No meio da correria entre os filmes da competição e outros da paralela, tenho tentando ao máximo encaixar os nossos representantes. Até aqui a conta foi boa. Vi três brasileiros, no que podemos chamar de documentários. Ou não? Por certo sim o de Marcelo Gomes, com seu poético título ‘Estou me Guardando para Quando o Carnaval Chegar’. E claro que a canção de Chico Buarque está presente, ao final, e pelo que entendi nos créditos interpretada pelo grupo Grivo. Pernambucano do agreste, Gomes esteve na Berlinale há dois anos com o belo ‘Joaquim’, então na competição. Agora apresentou no Panorama um cativante retrato da cidade onde nasceu, Toritama, que não era mas se tornou a capital do jeans. A facção, como se chama a produção de roupa, movimenta o local em oficinas improvisadas de garagem. Os turnos diários sobre a máquina de costura para homens e mulheres não duram menos que doze horas.

Surgem personagens que como todos ali sonham em ficar ricos, mas Gomes escolhe um ou dois para um registro mais aprofundado. Um documentário, como se sabe, ganha bastante quando são figuras ricas no falar, no se expressar. E o título, afinal? Se o dinheiro da venda das peças não for o bastante, os moradores vendem o que tem, eletrodomésticos, objetos de todo tipo, e partem para as únicas férias do ano na praia, e claro, durante o Carnaval. No Q&A na sequência da sessão, houve quem pedisse vozes mais críticas ao trabalho insano dos moradores, da percepção equivocada de entregar sua vida ao ofício na busca pelo ouro. Gomes não questiona, abre a câmera para mostrar o sonho de seus conterrâneos. Me parece que o recado é claro e se trata das possibilidades de sobrevivência fora dos grandes centros urbanos. Outro pernambucano, Gabriel Mascaro – presente aqui com a ficção Divino Amor, que pretendo recuperar até o final da Berlinale – é lembrado nos agradecimentos e creio que tem a ver com uma passagem de Boi Neon na mesma Toritama que faz fama pelo jeans.

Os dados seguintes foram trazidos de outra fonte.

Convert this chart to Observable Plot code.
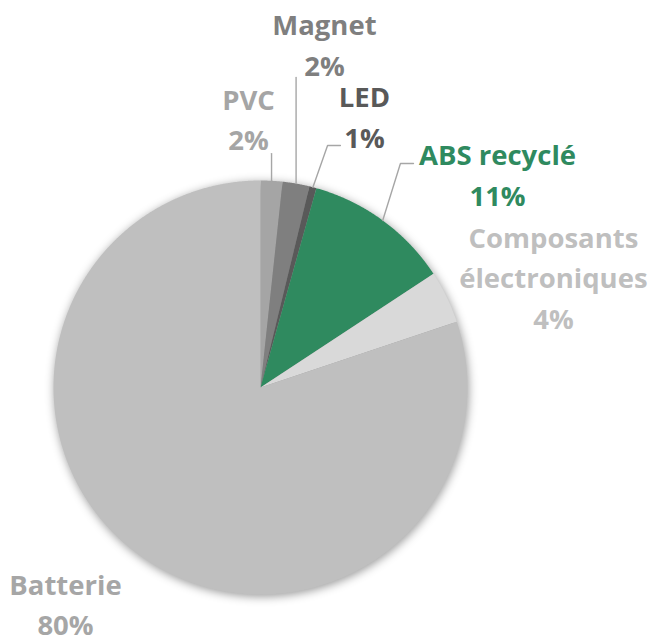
<!DOCTYPE html>
<html><head><meta charset="utf-8">
<script src="https://cdn.jsdelivr.net/npm/d3@7"></script>
<script src="https://cdn.jsdelivr.net/npm/@observablehq/plot@0.6"></script>
<style>
html,body{margin:0;padding:0;background:#fff;}
#chart{width:654px;height:643px;}
</style></head>
<body><div id="chart"></div>
<script>
// ---- data ----
const categories = ["PVC", "Magnet", "LED", "ABS recyclé", "Composants\nélectroniques", "Batterie"];
const values = [1.7, 2.1, 0.55, 11.4, 4.1, 80.15];
const sliceColors = ["#a5a5a5", "#7f7f7f", "#595959", "#2f8a5f", "#d9d9d9", "#bfbfbf"];
const labelColors = ["#a5a5a5", "#7f7f7f", "#595959", "#2f8a5f", "#bfbfbf", "#a6a6a6"];

// ---- layout (unit-radius coordinates) ----
const labelAnchors = [[-0.058, 1.145], [0.309, 1.507], [0.502, 1.159], [1.145, 0.879], [1.415, 0.285], [-0.942, -1.198]];
const leaders = [
  {slice: 0, bend: null, end: [null, 1.130]},
  {slice: 1, bend: null, end: [null, 1.498]},
  {slice: 2, bend: [0.324, 1.169], end: [0.386, 1.169]},
  {slice: 3, bend: [0.676, 1.082], end: [0.739, 1.082]}
];

const arcs = d3.pie().sort(null).startAngle(0).endAngle(2 * Math.PI)(values);

const slicePts = [];
arcs.forEach((a, i) => {
  const cat = categories[i];
  slicePts.push({cat, x: 0, y: 0});
  const n = Math.max(2, Math.ceil((a.endAngle - a.startAngle) / 0.004));
  for (let k = 0; k <= n; k++) {
    const t = a.startAngle + (a.endAngle - a.startAngle) * k / n;
    slicePts.push({cat, x: Math.sin(t), y: Math.cos(t)});
  }
  slicePts.push({cat, x: 0, y: 0});
});

const leaderPts = [];
leaders.forEach((l, j) => {
  const a = arcs[l.slice];
  const m = (a.startAngle + a.endAngle) / 2;
  const sx = Math.sin(m), sy = Math.cos(m);
  leaderPts.push({id: j, x: sx, y: sy});
  if (l.bend) leaderPts.push({id: j, x: l.bend[0], y: l.bend[1]});
  leaderPts.push({id: j, x: l.end[0] == null ? sx : l.end[0], y: l.end[1]});
});

const textMarks = categories.map((c, i) => Plot.text(
  [{x: labelAnchors[i][0], y: labelAnchors[i][1], t: c + "\n" + Math.round(values[i]) + "%"}],
  {x: "x", y: "y", text: "t", fill: labelColors[i], fontSize: 27.5, fontWeight: 700,
   lineAnchor: "bottom", lineHeight: 1.47, textAnchor: "middle"}
));

const chart = Plot.plot({
  width: 654, height: 643, margin: 0,
  x: {domain: [-1, 1], range: [53, 467], axis: null},
  y: {domain: [-1, 1], range: [594, 180], axis: null},
  color: {domain: categories, range: sliceColors},
  style: {fontFamily: "'Open Sans', sans-serif", background: "transparent", overflow: "visible"},
  marks: [
    Plot.line(slicePts, {x: "x", y: "y", z: "cat", fill: "cat", stroke: "none", curve: "linear"}),
    Plot.line(leaderPts, {x: "x", y: "y", z: "id", stroke: "#a6a6a6", strokeWidth: 1.4}),
    ...textMarks
  ]
});
const g = chart.querySelector('g[aria-label="line"]');
if (g) g.style.filter = "drop-shadow(1px 2px 5px rgba(0,0,0,0.4))";
document.getElementById("chart").appendChild(chart);
</script>
</body></html>
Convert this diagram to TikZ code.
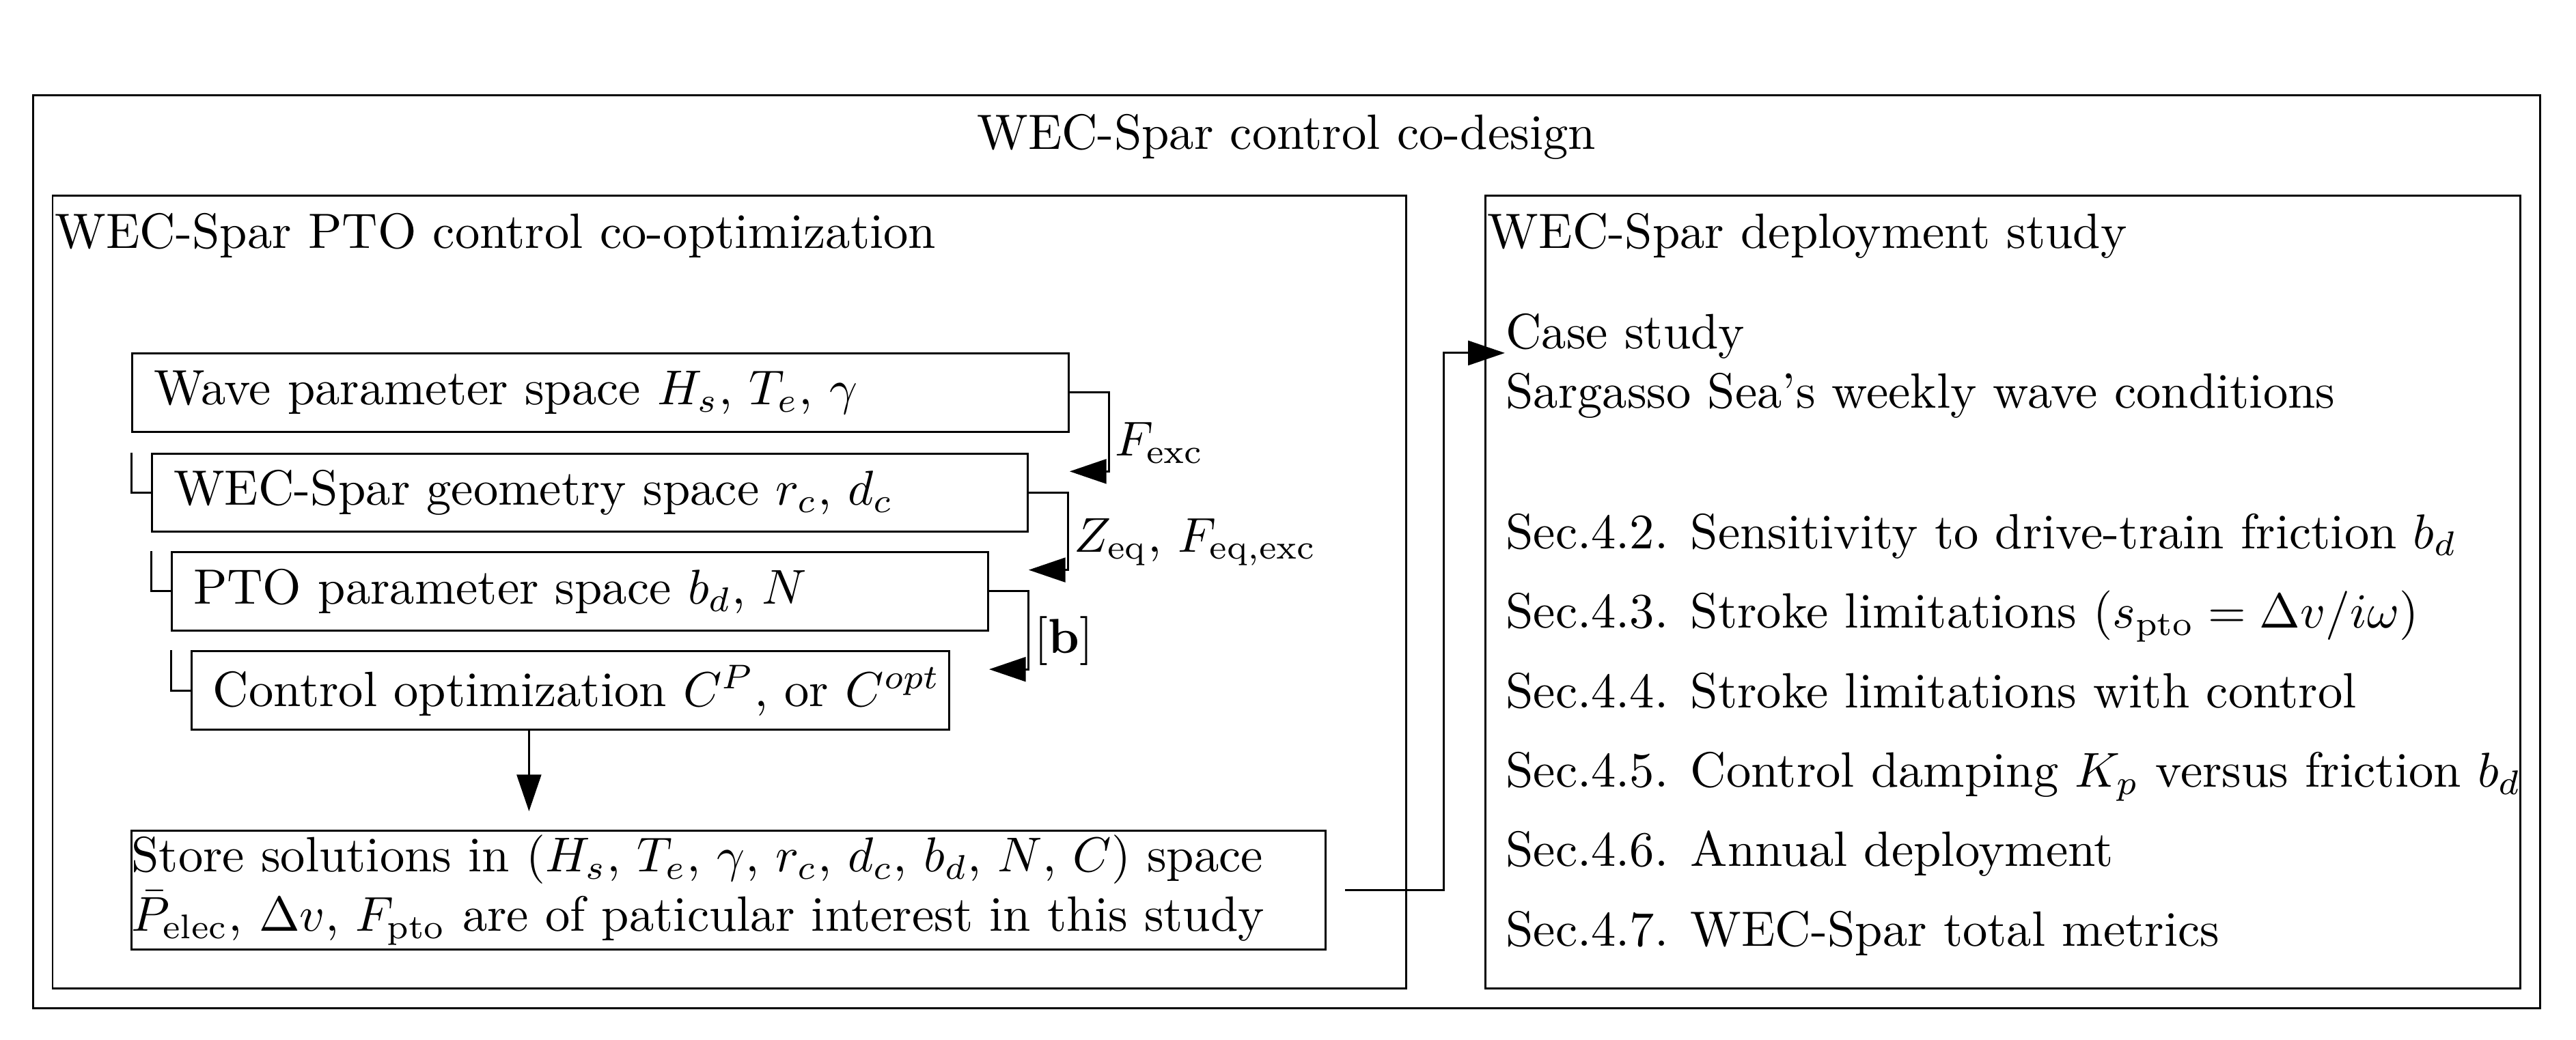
\documentclass[tikz,border=0pt]{standalone}
\usepackage{amsmath,amssymb}
\usepackage{tikz}
\usetikzlibrary{arrows.meta,calc}
\tikzset{
  every node/.append style={font=\fontsize{10.13pt}{12.16pt}\selectfont},
  arr/.style={-{Triangle[length=7.5pt,width=5pt]}},
  stage/.style={draw,anchor=west,inner xsep=4.4pt,inner ysep=0pt,minimum height=16pt,align=left},
  lab/.style={pos=0.32,anchor=west,inner sep=1pt},
  sec/.style={anchor=base west,inner sep=0pt}
}

\begin{document}
\begin{tikzpicture}[x=0.3355pt,y=-0.3355pt]
\useasboundingbox (0,0) rectangle (1568,633);
% panels
\draw (20,58) rectangle (1546,614);
\node[anchor=base] (title) at (783,90.7) {WEC-Spar control co-design};
\draw (32,119) rectangle (856,602);
\node[anchor=base west,inner sep=0pt] (opttitle) at (33,151) {WEC-Spar PTO control co-optimization};
\draw (904,119) rectangle (1534,602);
\node[anchor=base west,inner sep=0pt] (deptitle) at (905,151) {WEC-Spar deployment study};
% nested parameter spaces
\foreach \name/\xx/\yy/\tw/\txt in {
  wave/80/239/182.4/{Wave parameter space $H_s$, $T_e$, $\gamma$},
  geom/92/300/170.0/{WEC-Spar geometry space $r_c$, $d_c$},
  pto/104/360/157.9/{PTO parameter space $b_d$, $N$},
  ctrl/116/420.5/145.9/{Control optimization $C^P$, or $C^{opt}$}}{
  \node[stage,text width=\tw pt] (\name) at (\xx,\yy) {\mbox{\txt}};
}
\foreach \src/\dst/\lab in {
  wave/geom/{$F_{\mathrm{exc}}$},
  geom/pto/{$Z_{\mathrm{eq}}$, $F_{\mathrm{eq,exc}}$},
  pto/ctrl/{$[\mathbf{b}]$}}{
  \draw[arr] (\src.east) -- ++(24,0) |- node[lab] {\lab} ($(\dst.north -| \src.east)+(0,11.5)$);
  \draw (\src.west |- \dst.north) |- (\dst.west);
}
% results
\node[draw,inner xsep=0pt,inner ysep=0pt,outer sep=4pt,text width=243.9pt,minimum height=24.2pt,align=left] (store) at (443.5,542)
  {Store solutions in $(H_s$, $T_e$, $\gamma$, $r_c$, $d_c$, $b_d$, $N$, $C)$ space\\
   $\bar{P}_{\mathrm{elec}}$, $\Delta v$, $F_{\mathrm{pto}}$ are of paticular interest in this study};
\coordinate (cdown) at (322,444);
\draw[arr] (cdown) -- (cdown |- store.north);
% deployment study
\node[anchor=west,inner sep=0pt,align=left] (case) at (916,223)
  {Case study\\Sargasso Sea's weekly wave conditions};
\draw[arr] (store.east) -- ++(60,0) |- ([yshift=2.7pt]case.west);
\foreach \i/\txt in {
  0/{Sec.4.2. Sensitivity to drive-train friction $b_d$},
  1/{Sec.4.3. Stroke limitations ($s_{\mathrm{pto}}=\Delta v/i\omega$)},
  2/{Sec.4.4. Stroke limitations with control},
  3/{Sec.4.5. Control damping $K_p$ versus friction $b_d$},
  4/{Sec.4.6. Annual deployment},
  5/{Sec.4.7. WEC-Spar total metrics}}{
  \node[sec] (sec\i) at (916,334+48.4*\i) {\txt};
}
\end{tikzpicture}
\end{document}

Reflito sobre o formato documental mais tradicional em função sobretudo do filme de Helvécio Marins Jr. Querência justifica seu título pelo amor à terra dos peões boiadeiros do interior mineiro. Trabalhadores de fazendas, eles alcançam seu triunfo quando entram em cena nos rodeios, vestidos à caráter. Ali a terra treme, anuncia um grande neon, e não por acaso vem a lembrança dos pescadores de dura lida no filme de estréia de Visconti. Um vaqueiro que busca fama como locutor serve de linha condutora também para uma questão maior. Roubos de gado acontecem com frequencia na região e Marins encena tomadas noturnas para dar conta da falta de segurança e medo dos trabalhadores. A encenação também se mostra nas situações do vaqueiro com seus colegas e com a irmã que vem da capital para visitar e não pretende mais voltar a morar ali. Difícil também não recordar nas falas e no jeito do expressar local de Guimarães Rosa, grande representante na nossa literatura do mundo do aboio e seus vaqueiros.

E por fim, não vi nada até agora tão desconcertante quanto ‘A Rosa Azul de Novalis’, parceria de Gustavo Vinagre e Rodrigo Carneiro. O que não quer dizer que a sensação seja aqui uma qualidade, embora devo reconhecer que em muitos pontos o breve (são 70 minutos) registro sobre Marcelo evolui para momentos bem interessantes e, digamos, radicais. Abre com o rapaz nu, de costas, e a imagem do que ele chamará de deus, e que tenho que dizer vem a ser seu cu, se repetirá em outro momento. Os diretores não podam os desejos mais eróticos, pornográficos mesmo, de seu protagonista, incluída uma felação explícita com direito a chuva de prata. Bem, esse é o saldo apelativo do filme para quem quiser ver assim. A proposta é também despir o rapaz em outro conceito. Gay soropositivo, Marcelo fala a câmera de suas memórias familiares, nas quais entram um pai dominador, incesto e uma morte precoce, e sua visão atual de mundo, sexo, relações etc. Articulado, mostra-se culto e admirador de música e literatura, incluindo a do poeta romântico alemão Novalis e sua obsessão por uma rosa azul, e por aqui, de Hilda Hilst. Tudo muito fiel a um jeito de ser. Não se sai do filme, por certo, indiferente.